Goal of the exercise: The material below has pictures in it. Set down only the lines from the line containing "Generate a LaTeX" through the line containing "(0,0) rectangle (933,412);", word for word, and leave the pictures behind.
-- begin --
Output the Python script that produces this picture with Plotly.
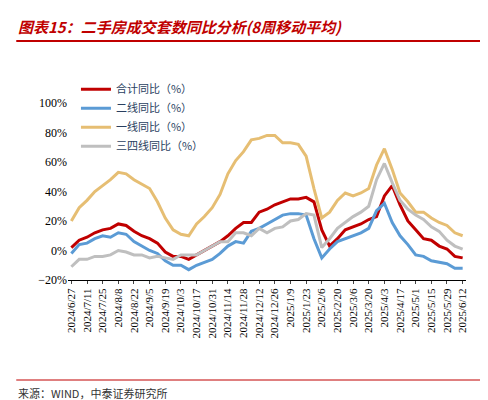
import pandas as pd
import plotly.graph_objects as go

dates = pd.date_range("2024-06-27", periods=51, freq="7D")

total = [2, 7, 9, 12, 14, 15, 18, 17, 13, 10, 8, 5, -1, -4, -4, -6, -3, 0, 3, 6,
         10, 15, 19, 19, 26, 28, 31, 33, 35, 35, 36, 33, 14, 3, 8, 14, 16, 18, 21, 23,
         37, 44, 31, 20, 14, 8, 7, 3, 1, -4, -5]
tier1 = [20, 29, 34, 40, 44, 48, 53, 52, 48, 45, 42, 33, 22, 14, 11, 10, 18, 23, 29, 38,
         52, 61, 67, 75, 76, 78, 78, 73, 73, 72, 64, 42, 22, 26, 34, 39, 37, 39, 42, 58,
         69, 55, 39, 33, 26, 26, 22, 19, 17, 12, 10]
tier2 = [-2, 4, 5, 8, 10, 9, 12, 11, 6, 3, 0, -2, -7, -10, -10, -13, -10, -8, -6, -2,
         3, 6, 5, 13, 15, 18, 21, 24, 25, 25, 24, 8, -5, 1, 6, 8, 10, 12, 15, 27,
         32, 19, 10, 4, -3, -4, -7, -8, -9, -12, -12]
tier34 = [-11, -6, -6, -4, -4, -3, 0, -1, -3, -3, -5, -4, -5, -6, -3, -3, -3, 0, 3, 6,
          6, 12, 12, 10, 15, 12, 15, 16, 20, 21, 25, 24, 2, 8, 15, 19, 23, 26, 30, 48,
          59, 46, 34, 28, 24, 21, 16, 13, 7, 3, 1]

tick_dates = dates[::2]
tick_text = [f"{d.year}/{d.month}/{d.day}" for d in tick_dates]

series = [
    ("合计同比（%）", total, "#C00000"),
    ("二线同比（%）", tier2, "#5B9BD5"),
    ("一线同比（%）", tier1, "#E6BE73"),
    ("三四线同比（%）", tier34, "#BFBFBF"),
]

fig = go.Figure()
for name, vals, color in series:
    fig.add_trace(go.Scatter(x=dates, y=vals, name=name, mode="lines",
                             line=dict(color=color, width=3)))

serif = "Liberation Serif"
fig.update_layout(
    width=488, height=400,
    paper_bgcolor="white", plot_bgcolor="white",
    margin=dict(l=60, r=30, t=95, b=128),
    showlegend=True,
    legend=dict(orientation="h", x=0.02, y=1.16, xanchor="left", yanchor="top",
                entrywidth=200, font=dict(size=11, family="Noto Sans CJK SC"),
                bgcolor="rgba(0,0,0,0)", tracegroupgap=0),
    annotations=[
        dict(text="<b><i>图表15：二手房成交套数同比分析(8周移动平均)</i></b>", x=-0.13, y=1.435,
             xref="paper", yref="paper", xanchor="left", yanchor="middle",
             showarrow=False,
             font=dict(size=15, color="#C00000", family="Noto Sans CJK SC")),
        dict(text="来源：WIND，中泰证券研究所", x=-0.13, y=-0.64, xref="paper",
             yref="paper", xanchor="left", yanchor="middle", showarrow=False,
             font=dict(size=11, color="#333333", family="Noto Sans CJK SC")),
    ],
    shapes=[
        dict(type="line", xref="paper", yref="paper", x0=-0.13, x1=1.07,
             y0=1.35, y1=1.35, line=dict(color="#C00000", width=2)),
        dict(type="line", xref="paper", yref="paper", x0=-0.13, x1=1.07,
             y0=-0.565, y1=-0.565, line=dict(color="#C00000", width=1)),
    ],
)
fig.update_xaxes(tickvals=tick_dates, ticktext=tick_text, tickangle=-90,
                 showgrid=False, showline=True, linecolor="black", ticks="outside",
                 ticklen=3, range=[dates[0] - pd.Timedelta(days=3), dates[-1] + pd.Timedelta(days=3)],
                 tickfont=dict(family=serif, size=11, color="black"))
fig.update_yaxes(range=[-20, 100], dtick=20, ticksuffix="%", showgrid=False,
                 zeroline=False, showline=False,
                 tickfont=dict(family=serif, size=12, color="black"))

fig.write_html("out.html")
-- end --
-- begin --
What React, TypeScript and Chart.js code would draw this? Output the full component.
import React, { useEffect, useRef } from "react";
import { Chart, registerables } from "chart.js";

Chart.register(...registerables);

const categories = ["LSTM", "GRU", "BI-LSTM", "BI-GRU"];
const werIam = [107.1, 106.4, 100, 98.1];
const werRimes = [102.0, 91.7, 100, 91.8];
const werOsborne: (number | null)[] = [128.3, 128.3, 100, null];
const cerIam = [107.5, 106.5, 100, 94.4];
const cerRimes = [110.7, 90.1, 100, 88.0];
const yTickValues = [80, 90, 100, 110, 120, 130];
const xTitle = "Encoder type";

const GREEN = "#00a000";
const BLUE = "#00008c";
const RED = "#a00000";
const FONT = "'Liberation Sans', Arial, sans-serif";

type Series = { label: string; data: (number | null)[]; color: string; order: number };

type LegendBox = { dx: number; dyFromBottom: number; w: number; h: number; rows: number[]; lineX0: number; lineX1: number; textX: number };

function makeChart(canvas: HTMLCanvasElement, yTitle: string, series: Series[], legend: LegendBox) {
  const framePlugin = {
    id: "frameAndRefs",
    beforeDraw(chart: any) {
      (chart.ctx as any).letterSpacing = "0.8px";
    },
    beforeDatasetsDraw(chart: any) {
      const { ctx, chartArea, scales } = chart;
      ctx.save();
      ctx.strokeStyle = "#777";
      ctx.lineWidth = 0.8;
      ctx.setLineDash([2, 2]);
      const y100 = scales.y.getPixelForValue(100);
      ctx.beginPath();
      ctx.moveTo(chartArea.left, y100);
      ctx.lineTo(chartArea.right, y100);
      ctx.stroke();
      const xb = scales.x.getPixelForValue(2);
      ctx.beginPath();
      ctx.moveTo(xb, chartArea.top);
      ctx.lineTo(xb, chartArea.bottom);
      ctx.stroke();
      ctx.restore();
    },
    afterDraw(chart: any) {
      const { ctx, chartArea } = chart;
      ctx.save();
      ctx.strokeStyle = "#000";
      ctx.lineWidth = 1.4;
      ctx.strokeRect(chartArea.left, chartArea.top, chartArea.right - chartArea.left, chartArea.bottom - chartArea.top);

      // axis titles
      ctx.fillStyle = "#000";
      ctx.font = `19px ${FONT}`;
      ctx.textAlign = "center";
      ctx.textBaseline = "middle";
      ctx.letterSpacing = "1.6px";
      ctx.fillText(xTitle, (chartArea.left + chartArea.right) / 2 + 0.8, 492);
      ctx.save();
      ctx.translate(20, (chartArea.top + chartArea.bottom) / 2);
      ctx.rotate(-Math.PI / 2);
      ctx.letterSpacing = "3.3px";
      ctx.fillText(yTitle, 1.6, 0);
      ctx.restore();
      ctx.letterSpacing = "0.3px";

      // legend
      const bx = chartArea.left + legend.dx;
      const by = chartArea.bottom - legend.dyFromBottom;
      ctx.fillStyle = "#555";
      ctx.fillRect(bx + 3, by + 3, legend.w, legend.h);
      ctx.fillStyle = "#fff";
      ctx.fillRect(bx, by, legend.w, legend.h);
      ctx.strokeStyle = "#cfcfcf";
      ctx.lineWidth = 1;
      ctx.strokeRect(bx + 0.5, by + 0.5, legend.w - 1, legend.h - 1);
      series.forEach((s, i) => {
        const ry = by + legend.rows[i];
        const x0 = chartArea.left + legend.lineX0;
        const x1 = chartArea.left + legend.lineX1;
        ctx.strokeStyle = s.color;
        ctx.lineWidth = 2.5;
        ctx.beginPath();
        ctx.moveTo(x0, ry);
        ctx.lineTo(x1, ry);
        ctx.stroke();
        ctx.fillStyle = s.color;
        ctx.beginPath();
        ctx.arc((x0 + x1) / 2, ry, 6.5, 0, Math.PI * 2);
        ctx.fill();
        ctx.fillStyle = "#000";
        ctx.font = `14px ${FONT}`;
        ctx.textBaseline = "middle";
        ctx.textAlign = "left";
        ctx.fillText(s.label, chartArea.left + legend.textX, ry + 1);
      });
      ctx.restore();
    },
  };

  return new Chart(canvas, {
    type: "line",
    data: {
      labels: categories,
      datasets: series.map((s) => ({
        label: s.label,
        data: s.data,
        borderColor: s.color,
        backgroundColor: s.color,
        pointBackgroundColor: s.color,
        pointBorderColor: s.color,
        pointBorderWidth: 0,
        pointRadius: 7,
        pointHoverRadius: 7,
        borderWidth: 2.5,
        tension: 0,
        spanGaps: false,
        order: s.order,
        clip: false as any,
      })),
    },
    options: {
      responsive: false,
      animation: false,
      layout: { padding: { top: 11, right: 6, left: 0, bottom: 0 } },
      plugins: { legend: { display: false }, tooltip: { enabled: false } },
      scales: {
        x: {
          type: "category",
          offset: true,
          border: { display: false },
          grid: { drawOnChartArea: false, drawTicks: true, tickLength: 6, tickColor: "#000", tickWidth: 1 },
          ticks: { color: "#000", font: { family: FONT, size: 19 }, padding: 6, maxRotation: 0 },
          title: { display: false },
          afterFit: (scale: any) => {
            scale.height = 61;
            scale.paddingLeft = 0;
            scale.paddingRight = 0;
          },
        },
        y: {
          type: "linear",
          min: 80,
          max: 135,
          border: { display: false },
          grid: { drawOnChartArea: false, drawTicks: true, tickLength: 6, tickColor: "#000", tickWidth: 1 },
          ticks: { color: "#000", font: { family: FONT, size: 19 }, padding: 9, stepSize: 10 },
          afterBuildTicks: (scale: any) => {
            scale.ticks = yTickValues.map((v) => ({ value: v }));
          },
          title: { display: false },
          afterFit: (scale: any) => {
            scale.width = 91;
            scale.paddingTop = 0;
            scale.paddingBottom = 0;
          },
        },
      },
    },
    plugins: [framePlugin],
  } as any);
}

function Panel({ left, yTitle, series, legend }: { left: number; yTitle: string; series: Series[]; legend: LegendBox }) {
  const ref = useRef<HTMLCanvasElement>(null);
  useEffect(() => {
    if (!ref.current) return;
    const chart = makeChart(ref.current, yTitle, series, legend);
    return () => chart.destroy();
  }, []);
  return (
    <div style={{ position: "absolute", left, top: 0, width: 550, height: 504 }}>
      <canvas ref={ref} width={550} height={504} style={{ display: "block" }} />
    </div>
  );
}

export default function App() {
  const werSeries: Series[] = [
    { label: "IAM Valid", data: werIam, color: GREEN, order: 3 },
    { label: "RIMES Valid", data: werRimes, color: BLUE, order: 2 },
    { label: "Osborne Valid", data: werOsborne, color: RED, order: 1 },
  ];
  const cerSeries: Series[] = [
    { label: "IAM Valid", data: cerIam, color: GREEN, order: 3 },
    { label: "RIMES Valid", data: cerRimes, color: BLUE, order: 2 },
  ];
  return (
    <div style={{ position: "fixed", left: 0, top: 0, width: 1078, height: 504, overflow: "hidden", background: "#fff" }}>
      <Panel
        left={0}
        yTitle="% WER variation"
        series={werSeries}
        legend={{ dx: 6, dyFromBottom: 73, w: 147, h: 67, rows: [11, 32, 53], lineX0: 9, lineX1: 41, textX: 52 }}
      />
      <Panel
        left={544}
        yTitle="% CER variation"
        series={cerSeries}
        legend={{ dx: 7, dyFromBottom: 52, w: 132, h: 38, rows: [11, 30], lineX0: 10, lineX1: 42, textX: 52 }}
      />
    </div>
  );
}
-- end --
-- begin --
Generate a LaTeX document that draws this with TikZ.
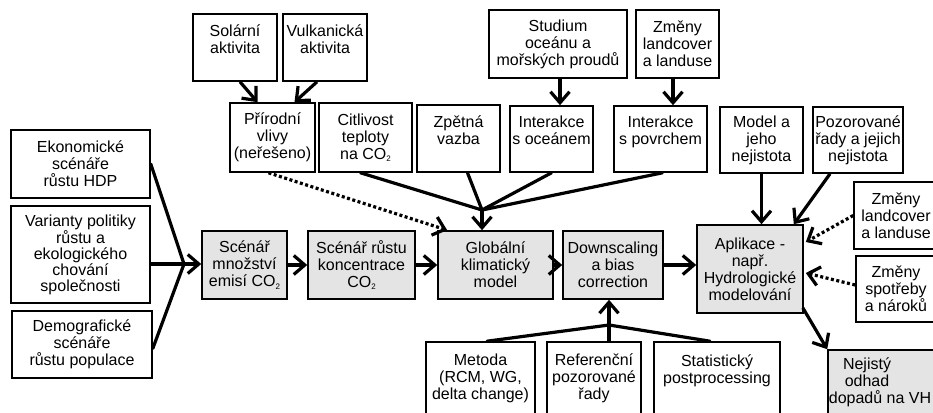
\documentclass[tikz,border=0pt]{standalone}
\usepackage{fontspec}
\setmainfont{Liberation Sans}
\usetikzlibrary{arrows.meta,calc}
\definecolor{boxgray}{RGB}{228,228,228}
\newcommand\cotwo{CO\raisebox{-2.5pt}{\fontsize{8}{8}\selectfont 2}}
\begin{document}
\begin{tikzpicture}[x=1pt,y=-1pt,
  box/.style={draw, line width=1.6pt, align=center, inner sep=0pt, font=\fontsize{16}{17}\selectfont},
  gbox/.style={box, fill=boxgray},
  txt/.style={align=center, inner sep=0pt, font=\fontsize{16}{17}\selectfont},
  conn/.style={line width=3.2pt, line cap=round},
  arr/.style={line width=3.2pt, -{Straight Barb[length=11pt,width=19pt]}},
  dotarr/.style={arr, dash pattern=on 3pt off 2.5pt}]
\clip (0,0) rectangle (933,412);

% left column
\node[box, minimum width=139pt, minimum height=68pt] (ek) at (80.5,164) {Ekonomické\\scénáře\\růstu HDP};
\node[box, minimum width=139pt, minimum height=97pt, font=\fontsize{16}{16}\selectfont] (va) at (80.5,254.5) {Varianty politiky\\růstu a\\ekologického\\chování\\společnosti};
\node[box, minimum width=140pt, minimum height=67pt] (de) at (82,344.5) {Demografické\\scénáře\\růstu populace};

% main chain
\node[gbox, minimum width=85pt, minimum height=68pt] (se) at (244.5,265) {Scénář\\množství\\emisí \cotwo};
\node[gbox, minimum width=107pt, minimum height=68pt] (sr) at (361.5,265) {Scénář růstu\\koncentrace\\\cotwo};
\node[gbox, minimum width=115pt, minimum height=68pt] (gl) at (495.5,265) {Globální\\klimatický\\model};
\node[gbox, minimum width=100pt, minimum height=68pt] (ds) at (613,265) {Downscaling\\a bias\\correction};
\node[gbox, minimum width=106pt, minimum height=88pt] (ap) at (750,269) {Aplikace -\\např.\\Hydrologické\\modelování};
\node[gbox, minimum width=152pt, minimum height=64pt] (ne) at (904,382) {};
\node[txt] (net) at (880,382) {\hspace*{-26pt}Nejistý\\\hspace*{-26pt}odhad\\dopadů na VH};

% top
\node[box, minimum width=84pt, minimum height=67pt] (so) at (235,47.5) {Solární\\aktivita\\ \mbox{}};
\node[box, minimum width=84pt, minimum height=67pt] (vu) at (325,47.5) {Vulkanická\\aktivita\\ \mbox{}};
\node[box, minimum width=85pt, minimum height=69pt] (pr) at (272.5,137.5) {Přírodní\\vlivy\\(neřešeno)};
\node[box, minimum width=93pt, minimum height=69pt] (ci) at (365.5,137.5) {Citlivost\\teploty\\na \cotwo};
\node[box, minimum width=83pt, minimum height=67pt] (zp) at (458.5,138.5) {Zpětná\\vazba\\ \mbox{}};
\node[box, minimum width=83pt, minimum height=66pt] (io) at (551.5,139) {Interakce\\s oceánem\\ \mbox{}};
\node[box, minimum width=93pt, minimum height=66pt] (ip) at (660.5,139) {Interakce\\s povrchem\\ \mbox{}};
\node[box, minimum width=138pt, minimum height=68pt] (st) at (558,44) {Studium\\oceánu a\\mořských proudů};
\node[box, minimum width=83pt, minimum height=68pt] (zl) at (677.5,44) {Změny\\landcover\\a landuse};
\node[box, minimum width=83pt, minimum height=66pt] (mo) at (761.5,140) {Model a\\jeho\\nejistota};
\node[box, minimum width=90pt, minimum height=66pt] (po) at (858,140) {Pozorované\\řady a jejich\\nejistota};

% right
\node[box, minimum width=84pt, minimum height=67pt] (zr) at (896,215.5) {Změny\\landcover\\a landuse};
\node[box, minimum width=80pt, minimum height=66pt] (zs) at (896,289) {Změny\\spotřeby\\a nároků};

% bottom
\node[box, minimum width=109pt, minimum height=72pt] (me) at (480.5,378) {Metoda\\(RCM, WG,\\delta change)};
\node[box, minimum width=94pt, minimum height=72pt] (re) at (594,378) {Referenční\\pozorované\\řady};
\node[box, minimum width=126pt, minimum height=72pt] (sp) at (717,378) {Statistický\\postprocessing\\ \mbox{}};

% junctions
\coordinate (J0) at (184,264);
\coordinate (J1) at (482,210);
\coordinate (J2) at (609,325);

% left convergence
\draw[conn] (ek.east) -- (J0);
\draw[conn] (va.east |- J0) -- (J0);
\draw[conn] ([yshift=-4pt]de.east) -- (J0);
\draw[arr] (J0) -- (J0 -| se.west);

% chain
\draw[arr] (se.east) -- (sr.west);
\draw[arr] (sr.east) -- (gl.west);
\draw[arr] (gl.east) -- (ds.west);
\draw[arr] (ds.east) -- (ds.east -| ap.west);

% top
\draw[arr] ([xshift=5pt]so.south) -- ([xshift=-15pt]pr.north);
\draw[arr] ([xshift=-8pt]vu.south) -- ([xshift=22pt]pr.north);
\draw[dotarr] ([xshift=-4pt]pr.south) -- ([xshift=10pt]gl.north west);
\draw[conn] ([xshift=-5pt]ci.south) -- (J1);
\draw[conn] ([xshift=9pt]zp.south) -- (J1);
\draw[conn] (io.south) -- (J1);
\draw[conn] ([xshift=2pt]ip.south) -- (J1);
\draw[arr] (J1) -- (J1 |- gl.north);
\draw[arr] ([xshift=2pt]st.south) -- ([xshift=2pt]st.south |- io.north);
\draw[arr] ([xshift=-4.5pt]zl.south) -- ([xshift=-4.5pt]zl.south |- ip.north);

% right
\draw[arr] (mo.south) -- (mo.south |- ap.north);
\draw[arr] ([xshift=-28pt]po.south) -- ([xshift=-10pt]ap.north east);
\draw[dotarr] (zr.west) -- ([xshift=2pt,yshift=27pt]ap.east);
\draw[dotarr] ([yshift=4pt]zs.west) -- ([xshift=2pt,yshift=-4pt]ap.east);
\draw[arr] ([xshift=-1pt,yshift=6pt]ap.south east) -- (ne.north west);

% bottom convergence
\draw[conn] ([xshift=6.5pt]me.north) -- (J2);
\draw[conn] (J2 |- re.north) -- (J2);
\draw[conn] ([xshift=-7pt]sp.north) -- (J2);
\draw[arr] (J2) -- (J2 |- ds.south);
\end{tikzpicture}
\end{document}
-- end --
The output:
Generate a LaTeX document that draws this with TikZ.
\documentclass[tikz,border=0pt]{standalone}
\usepackage{fontspec}
\setmainfont{Liberation Sans}
\usetikzlibrary{arrows.meta,calc}
\definecolor{boxgray}{RGB}{228,228,228}
\newcommand\cotwo{CO\raisebox{-2.5pt}{\fontsize{8}{8}\selectfont 2}}
\begin{document}
\begin{tikzpicture}[x=1pt,y=-1pt,
  box/.style={draw, line width=1.6pt, align=center, inner sep=0pt, font=\fontsize{16}{17}\selectfont},
  gbox/.style={box, fill=boxgray},
  txt/.style={align=center, inner sep=0pt, font=\fontsize{16}{17}\selectfont},
  conn/.style={line width=3.2pt, line cap=round},
  arr/.style={line width=3.2pt, -{Straight Barb[length=11pt,width=19pt]}},
  dotarr/.style={arr, dash pattern=on 3pt off 2.5pt}]
\clip (0,0) rectangle (933,412);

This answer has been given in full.